EXERCISE REQUIREMENTS:
Find every line below that contains the word "this" and copy it out.

━━━ SUPPLIED RECORDS

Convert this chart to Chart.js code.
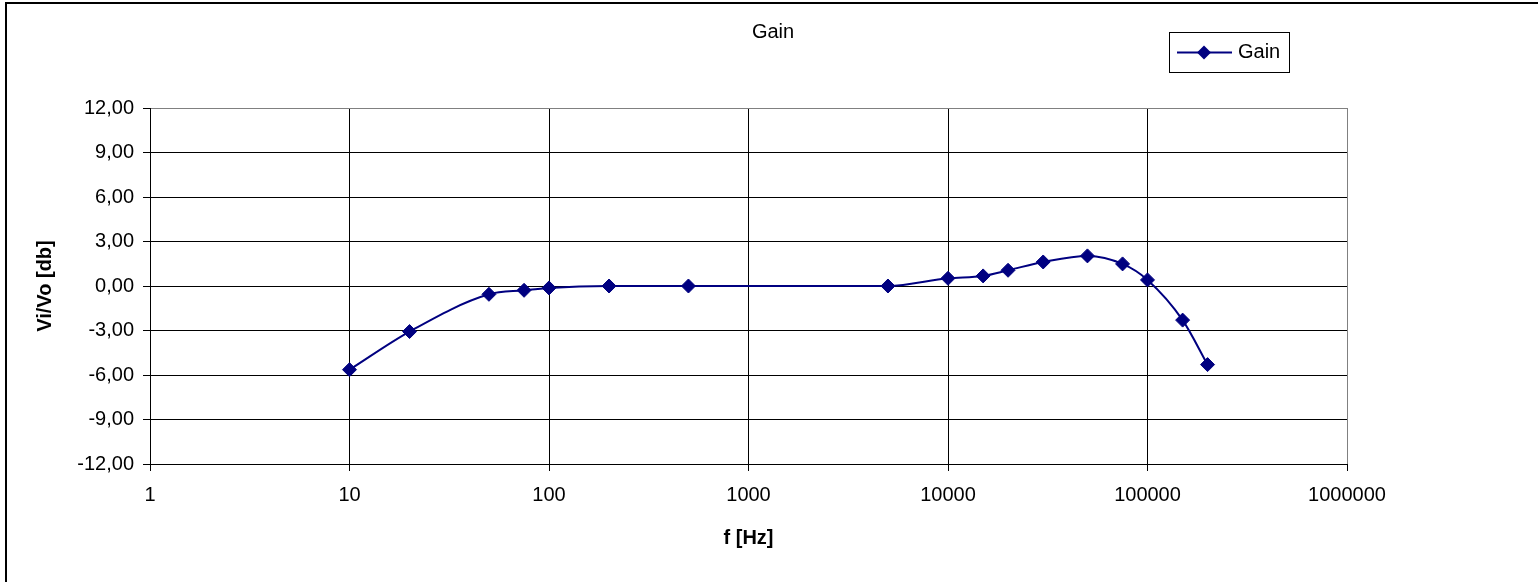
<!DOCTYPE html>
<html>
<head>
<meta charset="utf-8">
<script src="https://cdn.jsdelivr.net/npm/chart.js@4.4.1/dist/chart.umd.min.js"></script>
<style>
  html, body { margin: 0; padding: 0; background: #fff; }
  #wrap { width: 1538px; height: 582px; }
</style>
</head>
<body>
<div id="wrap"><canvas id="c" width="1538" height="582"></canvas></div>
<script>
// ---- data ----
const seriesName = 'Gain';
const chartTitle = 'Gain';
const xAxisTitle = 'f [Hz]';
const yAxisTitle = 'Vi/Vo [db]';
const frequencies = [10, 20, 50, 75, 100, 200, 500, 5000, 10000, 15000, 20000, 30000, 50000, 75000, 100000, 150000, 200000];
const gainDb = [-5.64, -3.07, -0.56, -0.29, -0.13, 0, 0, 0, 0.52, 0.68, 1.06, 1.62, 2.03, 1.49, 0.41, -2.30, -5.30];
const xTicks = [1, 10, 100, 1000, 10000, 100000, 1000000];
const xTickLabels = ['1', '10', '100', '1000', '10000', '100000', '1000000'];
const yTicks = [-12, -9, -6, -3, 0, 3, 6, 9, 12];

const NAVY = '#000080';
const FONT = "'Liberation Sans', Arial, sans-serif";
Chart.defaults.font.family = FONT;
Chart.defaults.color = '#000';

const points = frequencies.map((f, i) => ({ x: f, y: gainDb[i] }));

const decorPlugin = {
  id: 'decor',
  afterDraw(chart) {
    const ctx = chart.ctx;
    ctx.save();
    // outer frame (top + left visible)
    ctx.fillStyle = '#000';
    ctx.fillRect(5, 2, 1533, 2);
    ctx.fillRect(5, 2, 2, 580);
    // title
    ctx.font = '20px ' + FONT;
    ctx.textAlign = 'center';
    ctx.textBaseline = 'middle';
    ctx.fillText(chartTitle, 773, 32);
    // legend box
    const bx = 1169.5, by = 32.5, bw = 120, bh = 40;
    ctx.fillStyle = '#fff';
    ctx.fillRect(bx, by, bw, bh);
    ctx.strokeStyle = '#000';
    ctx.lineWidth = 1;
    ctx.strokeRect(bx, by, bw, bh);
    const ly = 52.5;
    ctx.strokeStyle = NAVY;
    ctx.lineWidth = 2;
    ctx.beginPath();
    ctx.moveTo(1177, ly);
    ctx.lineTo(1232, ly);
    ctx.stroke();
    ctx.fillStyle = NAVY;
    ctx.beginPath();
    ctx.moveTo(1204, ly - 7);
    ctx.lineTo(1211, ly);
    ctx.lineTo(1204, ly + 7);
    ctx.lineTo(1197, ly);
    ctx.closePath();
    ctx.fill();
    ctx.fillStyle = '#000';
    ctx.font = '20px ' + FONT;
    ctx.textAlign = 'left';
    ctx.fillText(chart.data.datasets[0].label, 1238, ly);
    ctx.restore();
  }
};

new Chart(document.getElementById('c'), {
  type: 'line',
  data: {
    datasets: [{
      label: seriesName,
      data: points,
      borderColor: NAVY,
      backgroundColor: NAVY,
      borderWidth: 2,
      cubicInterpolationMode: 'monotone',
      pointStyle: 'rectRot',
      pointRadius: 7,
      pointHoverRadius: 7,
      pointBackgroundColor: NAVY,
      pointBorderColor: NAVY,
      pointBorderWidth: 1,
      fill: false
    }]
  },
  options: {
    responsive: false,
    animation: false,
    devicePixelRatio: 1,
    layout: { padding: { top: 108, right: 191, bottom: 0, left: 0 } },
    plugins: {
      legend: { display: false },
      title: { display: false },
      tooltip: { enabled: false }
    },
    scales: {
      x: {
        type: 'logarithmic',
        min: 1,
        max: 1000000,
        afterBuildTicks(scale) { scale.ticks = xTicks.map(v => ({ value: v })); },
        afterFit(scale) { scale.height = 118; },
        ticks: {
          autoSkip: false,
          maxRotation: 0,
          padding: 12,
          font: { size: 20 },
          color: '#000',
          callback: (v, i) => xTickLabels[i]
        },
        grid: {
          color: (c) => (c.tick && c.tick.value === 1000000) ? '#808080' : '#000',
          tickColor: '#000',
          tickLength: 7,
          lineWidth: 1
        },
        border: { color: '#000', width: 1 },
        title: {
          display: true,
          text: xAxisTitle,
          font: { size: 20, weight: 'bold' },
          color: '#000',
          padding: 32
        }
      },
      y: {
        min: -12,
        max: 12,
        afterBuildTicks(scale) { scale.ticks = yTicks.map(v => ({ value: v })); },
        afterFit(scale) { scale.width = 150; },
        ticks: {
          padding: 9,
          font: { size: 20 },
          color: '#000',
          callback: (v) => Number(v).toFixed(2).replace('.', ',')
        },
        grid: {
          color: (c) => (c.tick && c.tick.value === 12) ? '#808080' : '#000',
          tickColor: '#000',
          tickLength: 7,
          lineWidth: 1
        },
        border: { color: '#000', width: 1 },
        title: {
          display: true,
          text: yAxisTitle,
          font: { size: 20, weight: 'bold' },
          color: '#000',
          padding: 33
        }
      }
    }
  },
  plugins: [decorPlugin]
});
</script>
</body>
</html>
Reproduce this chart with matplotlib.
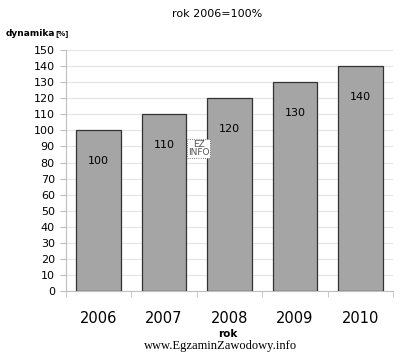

━━━━━━

ANSWER:
Convert this chart to Chart.js code.
Reproduce this chart with matplotlib.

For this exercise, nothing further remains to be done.